D’est en ouest, cette Europe qui se vide
Partout en Europe, on vieillit et on fait moins d’enfants. La résistance à l’égard d’une certaine immigration fait en sorte que les besoins de main-d’oeuvre sont comblés
« à l’interne ». Ajoutez-y les envies d’épanouissement personnel, et le vieux continent se retrouve avec un déséquilibre démographique : l’est se vide.
Dites « immigration de masse » et une certaine image vous vient en tête : les « caravanes » de Centro-Américains montant à travers le Mexique vers la frontière des États-Unis ; les bateaux surchargés d’Africains tentant de franchir la mer Méditerranée ; les centaines de milliers de Syriens fuyant la guerre civile vers l’Europe.
En réalité, les véritables grands mouvements s’avèrent moins spectaculaires. Avant d’assaillir les côtes européennes, les Syriens s’entassent d’abord tout à côté de chez eux : ils sont plus de trois millions et demi en Turquie et un million et demi au Liban.
Sur les quatre millions de réfugiés vénézuéliens, la Colombie en accueille 1,3 million ; le Pérou, près de 800 000. Et c’est vers le Bangladesh voisin que près d’un million de réfugiés rohingyas ont fui les violences au Myanmar. L’Union européenne connaît – de façon beaucoup moins dramatique, mais tout aussi concrète – ce genre de grand déplacement.
DIX PAYS EN DÉCLIN
Après un demi-siècle d’étouffement communiste, les pays d’Europe de l’Est ont vécu l’accès à l’Union européenne comme un grand cri de libération. L’idée de pouvoir franchir les frontières librement, de facilement s’installer ailleurs et d’y travailler confirmait – enfin – leur entrée dans la modernité.
Les conséquences ont pris différentes formes, mais une des plus alarmantes tient au départ de millions de jeunes est-européens vers l’ouest.

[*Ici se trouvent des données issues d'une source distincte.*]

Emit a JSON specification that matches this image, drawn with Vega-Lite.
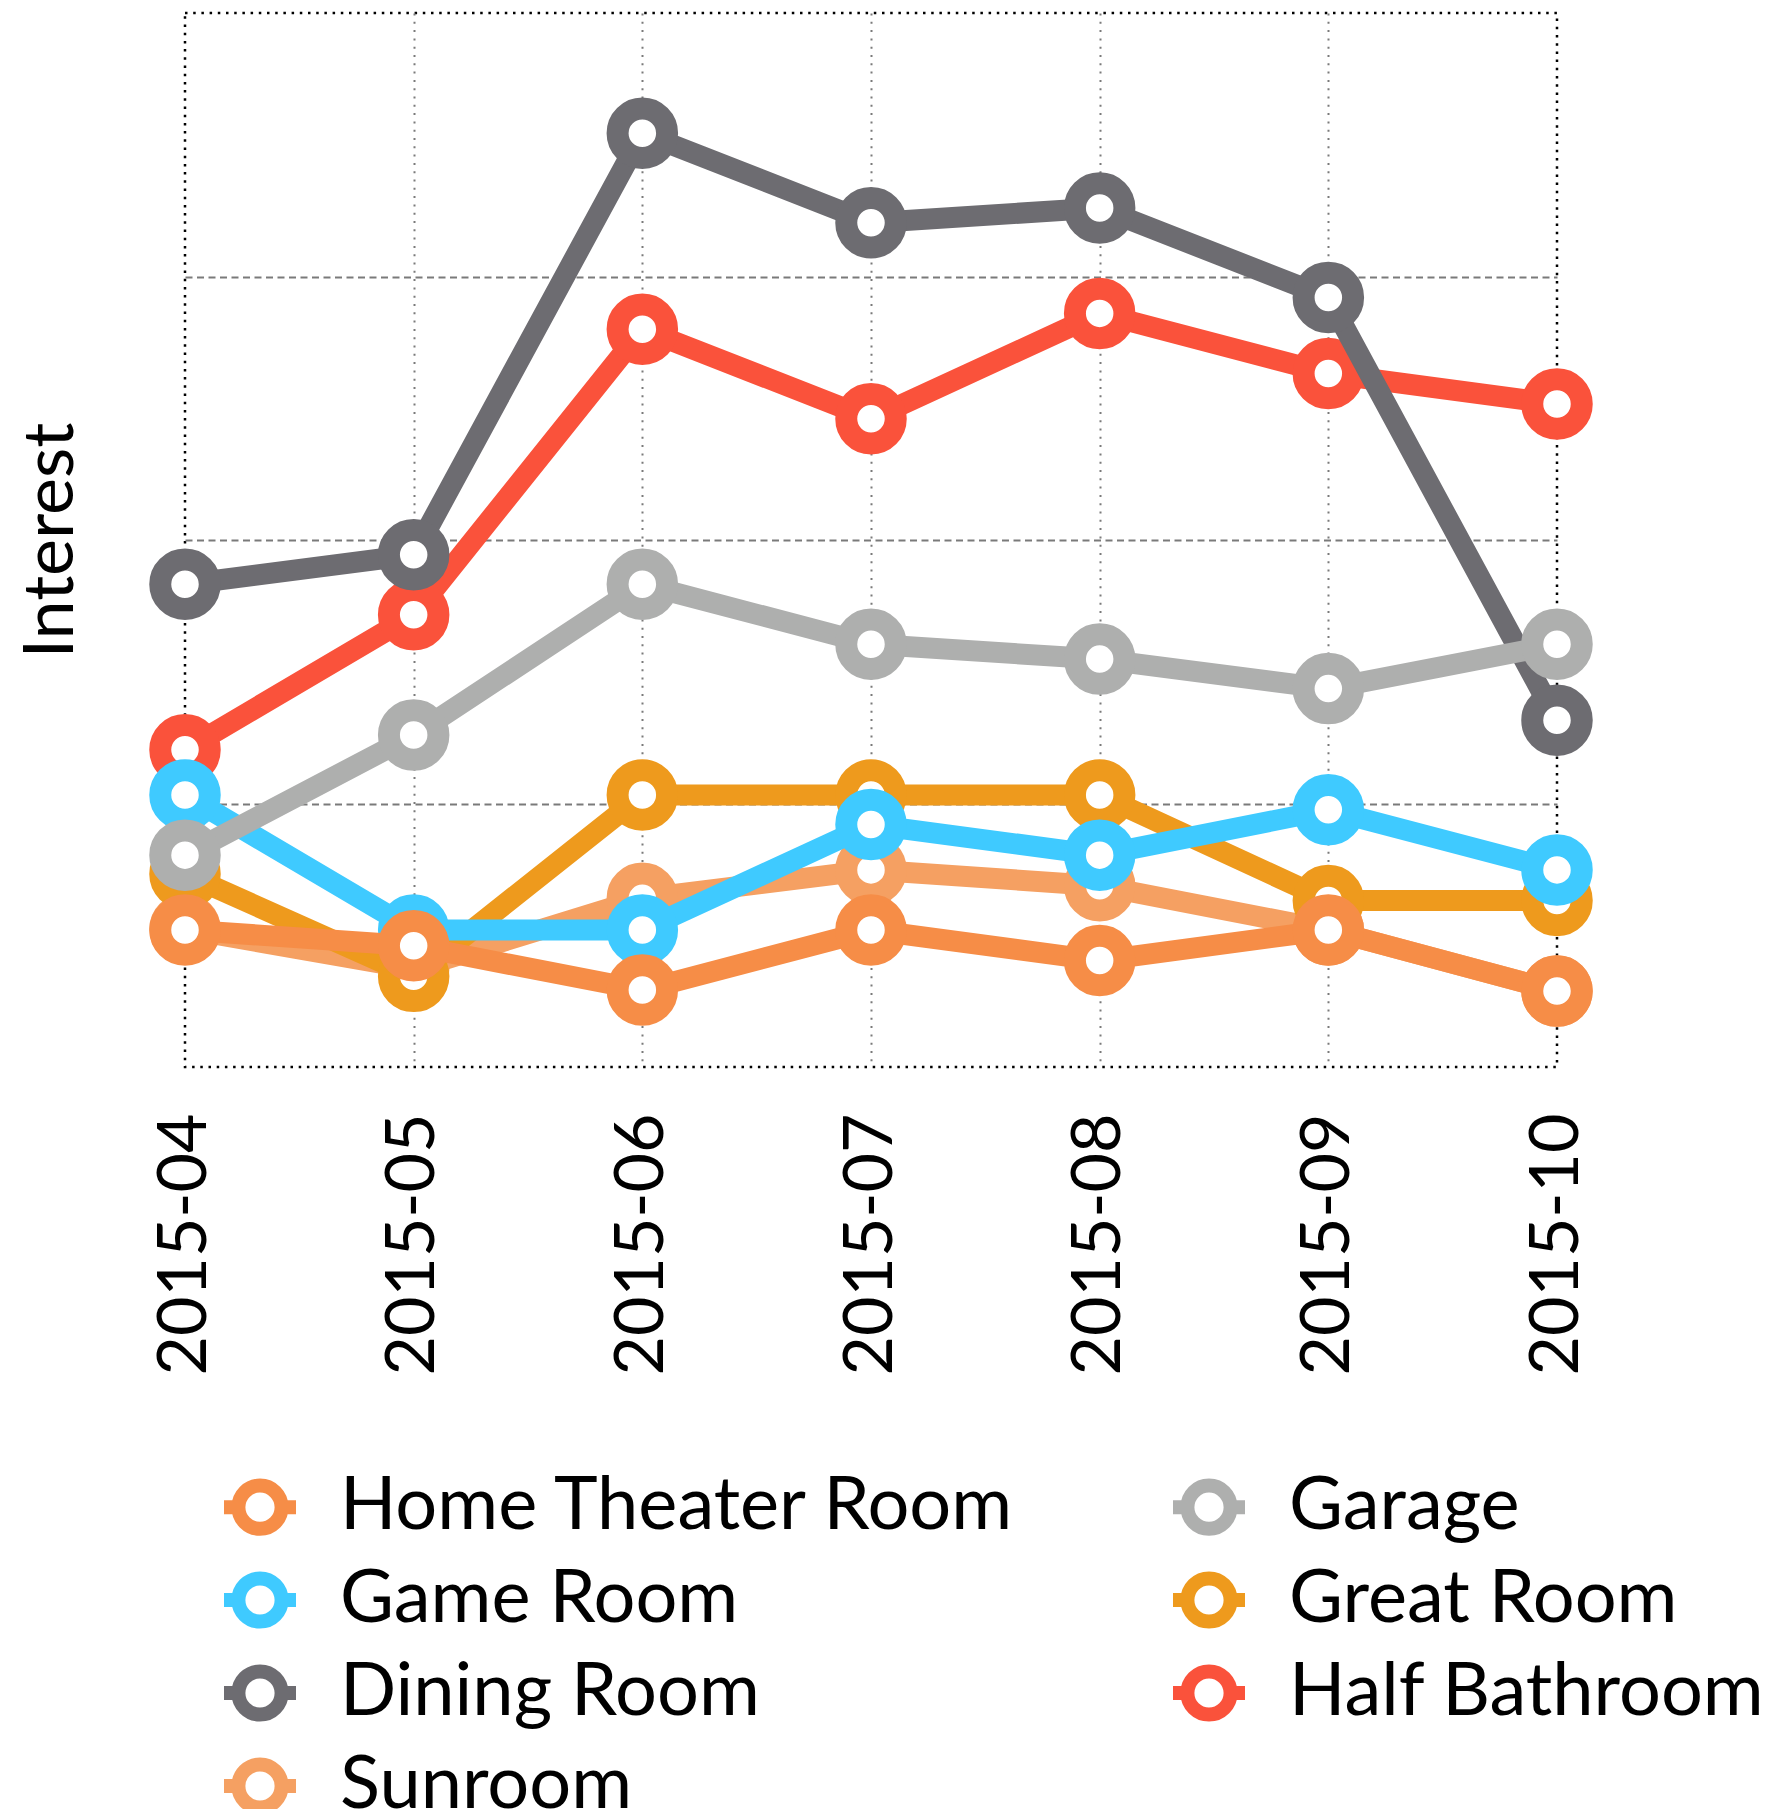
{
  "$schema": "https://vega.github.io/schema/vega-lite/v6.json",
  "width": 1372,
  "height": 1054,
  "autosize": {"type": "none"},
  "padding": {"left": 185, "top": 13, "right": 216, "bottom": 742},
  "background": "white",
  "config": {
    "font": "Lato",
    "view": {"stroke": "black", "strokeDash": [2.5, 5.7], "strokeWidth": 2.5}
  },
  "data": {
    "values": [
      {"room": "Home Theater Room", "month": "2015-04", "interest": 13.0},
      {"room": "Home Theater Room", "month": "2015-05", "interest": 11.5},
      {"room": "Home Theater Room", "month": "2015-06", "interest": 7.3},
      {"room": "Home Theater Room", "month": "2015-07", "interest": 13.0},
      {"room": "Home Theater Room", "month": "2015-08", "interest": 10.1},
      {"room": "Home Theater Room", "month": "2015-09", "interest": 13.0},
      {"room": "Home Theater Room", "month": "2015-10", "interest": 7.2},
      {"room": "Game Room", "month": "2015-04", "interest": 25.8},
      {"room": "Game Room", "month": "2015-05", "interest": 13.0},
      {"room": "Game Room", "month": "2015-06", "interest": 13.0},
      {"room": "Game Room", "month": "2015-07", "interest": 23.0},
      {"room": "Game Room", "month": "2015-08", "interest": 20.1},
      {"room": "Game Room", "month": "2015-09", "interest": 24.4},
      {"room": "Game Room", "month": "2015-10", "interest": 18.7},
      {"room": "Dining Room", "month": "2015-04", "interest": 45.8},
      {"room": "Dining Room", "month": "2015-05", "interest": 48.6},
      {"room": "Dining Room", "month": "2015-06", "interest": 88.6},
      {"room": "Dining Room", "month": "2015-07", "interest": 80.1},
      {"room": "Dining Room", "month": "2015-08", "interest": 81.5},
      {"room": "Dining Room", "month": "2015-09", "interest": 73.0},
      {"room": "Dining Room", "month": "2015-10", "interest": 32.9},
      {"room": "Sunroom", "month": "2015-04", "interest": 13.1},
      {"room": "Sunroom", "month": "2015-05", "interest": 9.3},
      {"room": "Sunroom", "month": "2015-06", "interest": 16.0},
      {"room": "Sunroom", "month": "2015-07", "interest": 18.7},
      {"room": "Sunroom", "month": "2015-08", "interest": 17.2},
      {"room": "Sunroom", "month": "2015-09", "interest": 13.0},
      {"room": "Sunroom", "month": "2015-10", "interest": 7.2},
      {"room": "Garage", "month": "2015-04", "interest": 20.1},
      {"room": "Garage", "month": "2015-05", "interest": 31.5},
      {"room": "Garage", "month": "2015-06", "interest": 45.8},
      {"room": "Garage", "month": "2015-07", "interest": 40.1},
      {"room": "Garage", "month": "2015-08", "interest": 38.7},
      {"room": "Garage", "month": "2015-09", "interest": 35.9},
      {"room": "Garage", "month": "2015-10", "interest": 40.1},
      {"room": "Great Room", "month": "2015-04", "interest": 18.3},
      {"room": "Great Room", "month": "2015-05", "interest": 8.6},
      {"room": "Great Room", "month": "2015-06", "interest": 25.8},
      {"room": "Great Room", "month": "2015-07", "interest": 25.8},
      {"room": "Great Room", "month": "2015-08", "interest": 25.8},
      {"room": "Great Room", "month": "2015-09", "interest": 15.8},
      {"room": "Great Room", "month": "2015-10", "interest": 15.8},
      {"room": "Half Bathroom", "month": "2015-04", "interest": 30.1},
      {"room": "Half Bathroom", "month": "2015-05", "interest": 42.9},
      {"room": "Half Bathroom", "month": "2015-06", "interest": 70.0},
      {"room": "Half Bathroom", "month": "2015-07", "interest": 61.5},
      {"room": "Half Bathroom", "month": "2015-08", "interest": 71.5},
      {"room": "Half Bathroom", "month": "2015-09", "interest": 65.8},
      {"room": "Half Bathroom", "month": "2015-10", "interest": 62.9}
    ]
  },
  "encoding": {
    "x": {
      "field": "month",
      "type": "ordinal",
      "scale": {"type": "point", "padding": 0},
      "axis": {
        "title": null,
        "labelAngle": -90,
        "labelFont": "Lato",
        "labelFontSize": 68,
        "labelColor": "black",
        "labelPadding": 46,
        "labelLimit": 1000,
        "ticks": false,
        "domain": false,
        "grid": true,
        "gridColor": "#7a7a7a",
        "gridDash": [2, 6.3],
        "gridWidth": 2,
        "gridOpacity": {"condition": {"test": "datum.value === '2015-04' || datum.value === '2015-10'", "value": 0}, "value": 1}
      }
    },
    "y": {
      "field": "interest",
      "type": "quantitative",
      "scale": {"domain": [0, 100], "nice": false, "zero": false},
      "axis": {
        "title": "Interest",
        "titleFont": "Lato",
        "titleFontSize": 70,
        "titleFontWeight": "normal",
        "titleColor": "black",
        "titlePadding": 98,
        "labels": false,
        "ticks": false,
        "domain": false,
        "grid": true,
        "values": [25, 50, 75],
        "gridColor": "#7a7a7a",
        "gridDash": [7, 4.5],
        "gridWidth": 2
      }
    },
    "color": {
      "field": "room",
      "type": "nominal",
      "scale": {
        "domain": ["Home Theater Room", "Game Room", "Dining Room", "Sunroom", "Garage", "Great Room", "Half Bathroom"],
        "range": ["#F68D47", "#3FCAFF", "#6D6C71", "#F5A062", "#AEAFAE", "#EE9A1D", "#FA523B"]
      },
      "legend": {
        "orient": "none",
        "legendX": 32,
        "legendY": 1451,
        "columns": 2,
        "title": null,
        "padding": 0,
        "labelFont": "Lato",
        "labelFontSize": 74,
        "labelColor": "black",
        "labelLimit": 0,
        "labelOffset": 37,
        "rowPadding": -10,
        "columnPadding": 129,
        "symbolType": "M-1,0L-0.6,0M0.6,0L1,0M0.6,0A0.6,0.6,0,1,1,-0.6,0A0.6,0.6,0,1,1,0.6,0Z",
        "symbolSize": 5184,
        "symbolStrokeWidth": 14,
        "symbolFillColor": "white",
        "symbolOpacity": 1
      }
    }
  },
  "layer": [
    {"transform": [{"filter": "datum.room === 'Half Bathroom'"}], "layer": [
      {"mark": {"type": "line", "strokeWidth": 21, "strokeJoin": "round"}},
      {"mark": {"type": "point", "shape": "circle", "filled": false, "fill": "white", "size": 2450, "strokeWidth": 22, "opacity": 1}}
    ]},
    {"transform": [{"filter": "datum.room === 'Sunroom'"}], "layer": [
      {"mark": {"type": "line", "strokeWidth": 21, "strokeJoin": "round"}},
      {"mark": {"type": "point", "shape": "circle", "filled": false, "fill": "white", "size": 2450, "strokeWidth": 22, "opacity": 1}}
    ]},
    {"transform": [{"filter": "datum.room === 'Great Room'"}], "layer": [
      {"mark": {"type": "line", "strokeWidth": 21, "strokeJoin": "round"}},
      {"mark": {"type": "point", "shape": "circle", "filled": false, "fill": "white", "size": 2450, "strokeWidth": 22, "opacity": 1}}
    ]},
    {"transform": [{"filter": "datum.room === 'Dining Room'"}], "layer": [
      {"mark": {"type": "line", "strokeWidth": 21, "strokeJoin": "round"}},
      {"mark": {"type": "point", "shape": "circle", "filled": false, "fill": "white", "size": 2450, "strokeWidth": 22, "opacity": 1}}
    ]},
    {"transform": [{"filter": "datum.room === 'Game Room'"}], "layer": [
      {"mark": {"type": "line", "strokeWidth": 21, "strokeJoin": "round"}},
      {"mark": {"type": "point", "shape": "circle", "filled": false, "fill": "white", "size": 2450, "strokeWidth": 22, "opacity": 1}}
    ]},
    {"transform": [{"filter": "datum.room === 'Garage'"}], "layer": [
      {"mark": {"type": "line", "strokeWidth": 21, "strokeJoin": "round"}},
      {"mark": {"type": "point", "shape": "circle", "filled": false, "fill": "white", "size": 2450, "strokeWidth": 22, "opacity": 1}}
    ]},
    {"transform": [{"filter": "datum.room === 'Home Theater Room'"}], "layer": [
      {"mark": {"type": "line", "strokeWidth": 21, "strokeJoin": "round"}},
      {"mark": {"type": "point", "shape": "circle", "filled": false, "fill": "white", "size": 2450, "strokeWidth": 22, "opacity": 1}}
    ]}
  ]
}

On estime que jusqu’à 18 millions d’Européens se sont déplacés ainsi, d’est en ouest, depuis les années 90, en majorité des jeunes déjà éduqués et formés. Couplé à une baisse de la natalité, l’impact sur les pays d’origine a été tragique.

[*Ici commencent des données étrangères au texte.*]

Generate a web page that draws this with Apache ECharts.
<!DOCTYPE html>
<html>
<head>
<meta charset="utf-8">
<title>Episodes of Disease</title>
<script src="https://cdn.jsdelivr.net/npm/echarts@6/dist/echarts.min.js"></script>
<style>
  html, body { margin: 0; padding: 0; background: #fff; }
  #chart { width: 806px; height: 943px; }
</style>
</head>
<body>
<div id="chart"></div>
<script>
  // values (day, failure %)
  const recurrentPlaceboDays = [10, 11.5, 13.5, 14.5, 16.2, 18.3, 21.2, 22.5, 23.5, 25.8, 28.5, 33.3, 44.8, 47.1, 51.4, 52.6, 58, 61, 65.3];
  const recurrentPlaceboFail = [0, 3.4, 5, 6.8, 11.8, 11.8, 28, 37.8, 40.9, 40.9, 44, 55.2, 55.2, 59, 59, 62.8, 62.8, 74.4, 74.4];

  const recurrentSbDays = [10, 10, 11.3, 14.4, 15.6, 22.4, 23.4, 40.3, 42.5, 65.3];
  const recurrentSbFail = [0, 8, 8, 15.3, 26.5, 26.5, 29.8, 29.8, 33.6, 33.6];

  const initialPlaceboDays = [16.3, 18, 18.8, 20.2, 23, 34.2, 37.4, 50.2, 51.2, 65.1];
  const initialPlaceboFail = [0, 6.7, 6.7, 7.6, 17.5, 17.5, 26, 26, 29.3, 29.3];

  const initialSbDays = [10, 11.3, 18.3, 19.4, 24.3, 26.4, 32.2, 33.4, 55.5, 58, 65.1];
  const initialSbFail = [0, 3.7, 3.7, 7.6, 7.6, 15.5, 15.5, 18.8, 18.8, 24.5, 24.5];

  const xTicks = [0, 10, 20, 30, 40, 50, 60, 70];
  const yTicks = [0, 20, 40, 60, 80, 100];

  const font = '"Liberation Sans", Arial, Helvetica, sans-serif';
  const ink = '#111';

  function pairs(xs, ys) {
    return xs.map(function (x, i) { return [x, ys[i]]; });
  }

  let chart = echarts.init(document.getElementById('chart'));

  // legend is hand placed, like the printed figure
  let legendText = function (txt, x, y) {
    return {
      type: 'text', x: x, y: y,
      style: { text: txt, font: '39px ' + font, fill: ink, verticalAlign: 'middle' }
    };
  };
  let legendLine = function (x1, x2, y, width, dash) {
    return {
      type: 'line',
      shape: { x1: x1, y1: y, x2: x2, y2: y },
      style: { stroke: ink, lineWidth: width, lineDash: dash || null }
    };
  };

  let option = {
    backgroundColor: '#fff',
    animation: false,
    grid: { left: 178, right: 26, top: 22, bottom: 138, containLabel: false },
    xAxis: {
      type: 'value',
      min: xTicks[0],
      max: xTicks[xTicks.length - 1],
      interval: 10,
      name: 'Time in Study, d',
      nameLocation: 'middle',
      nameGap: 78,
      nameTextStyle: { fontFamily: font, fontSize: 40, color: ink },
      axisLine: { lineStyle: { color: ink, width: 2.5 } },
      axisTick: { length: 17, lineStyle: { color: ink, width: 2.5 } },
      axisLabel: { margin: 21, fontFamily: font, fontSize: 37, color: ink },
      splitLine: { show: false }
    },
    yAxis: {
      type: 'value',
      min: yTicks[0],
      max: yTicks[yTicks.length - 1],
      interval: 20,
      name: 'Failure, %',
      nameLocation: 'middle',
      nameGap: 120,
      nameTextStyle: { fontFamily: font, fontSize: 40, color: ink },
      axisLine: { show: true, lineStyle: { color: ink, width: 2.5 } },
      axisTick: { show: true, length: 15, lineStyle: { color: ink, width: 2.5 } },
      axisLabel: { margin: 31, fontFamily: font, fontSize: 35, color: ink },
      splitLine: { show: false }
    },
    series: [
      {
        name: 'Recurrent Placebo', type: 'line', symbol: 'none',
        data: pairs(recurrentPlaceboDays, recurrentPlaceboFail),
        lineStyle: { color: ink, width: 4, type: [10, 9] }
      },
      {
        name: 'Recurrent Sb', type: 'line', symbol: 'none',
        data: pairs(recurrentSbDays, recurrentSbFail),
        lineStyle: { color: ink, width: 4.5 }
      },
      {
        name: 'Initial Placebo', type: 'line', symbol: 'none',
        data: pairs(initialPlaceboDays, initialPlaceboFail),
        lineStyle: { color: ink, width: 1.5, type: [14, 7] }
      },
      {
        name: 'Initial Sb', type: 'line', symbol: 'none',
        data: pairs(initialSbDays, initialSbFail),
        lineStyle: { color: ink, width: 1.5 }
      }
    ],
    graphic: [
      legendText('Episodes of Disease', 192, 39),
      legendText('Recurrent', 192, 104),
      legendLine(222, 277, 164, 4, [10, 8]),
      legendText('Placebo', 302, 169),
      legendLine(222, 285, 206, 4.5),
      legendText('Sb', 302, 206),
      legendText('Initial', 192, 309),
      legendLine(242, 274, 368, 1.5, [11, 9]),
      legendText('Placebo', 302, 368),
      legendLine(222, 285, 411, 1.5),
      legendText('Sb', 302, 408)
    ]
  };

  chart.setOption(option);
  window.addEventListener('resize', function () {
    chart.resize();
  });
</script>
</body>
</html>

La Croatie, par exemple, a perdu 5 % de sa population depuis 2013. La Bulgarie se porte plus mal encore, alors que d’ici 2050, la population devrait baisser de 22 %. Entre 2013 et 2017, 62 000 Hongrois, âgés de 20 à 34 ans, ont pris le chemin de l’ouest. Et en Roumanie, pour prendre un micro-exemple, Onesti, la ville natale de Nadia Comaneci, a perdu la moitié de ses habitants depuis 1990.
MOINS DE MONDE, PLUS DE TENSION
Ceux et celles qui restent derrière sont plus vieux, moins productifs et souvent plus amers. Ils comprennent mal que Bruxelles exige qu’ils acceptent leur quota d’immigrants d’Afrique ou du Moyen-Orient, alors que si peu, à leurs yeux, a été fait pour encourager leurs jeunes à construire leur avenir dans leur propre pays.
En plus de prendre des allures d’exode des cerveaux, cette émigration intra-européenne a aussi pour conséquence de réduire, dans les pays perdants, le bassin d’électeurs progressistes, comme le sont souvent les jeunes. Les forces « illibérales », du coup, en profitent, tel Viktor Orban en Hongrie où la population est passée de 10,7 millions de personnes en 1980 à 9,6 millions aujourd’hui.
Le même constat démographique est tiré en Europe du Sud, du Portugal à la Grèce. Cela dit, de petites révolutions sont envisagées pour combler les besoins en main-d’oeuvre. En Italie, par exemple, où les femmes travaillent moins à l’extérieur du foyer qu’en Europe du Nord, les mentalités changent.
Récemment, The Economist soulignait que si les femmes italiennes avaient les mêmes possibilités de travailler que les Allemandes, la main-d’oeuvre italienne s’accroîtrait de 14 %. La nature craint le vide, dit-on. On n’est certainement pas au bout des bouleversements que cette émigration interne à l’Europe va entraîner.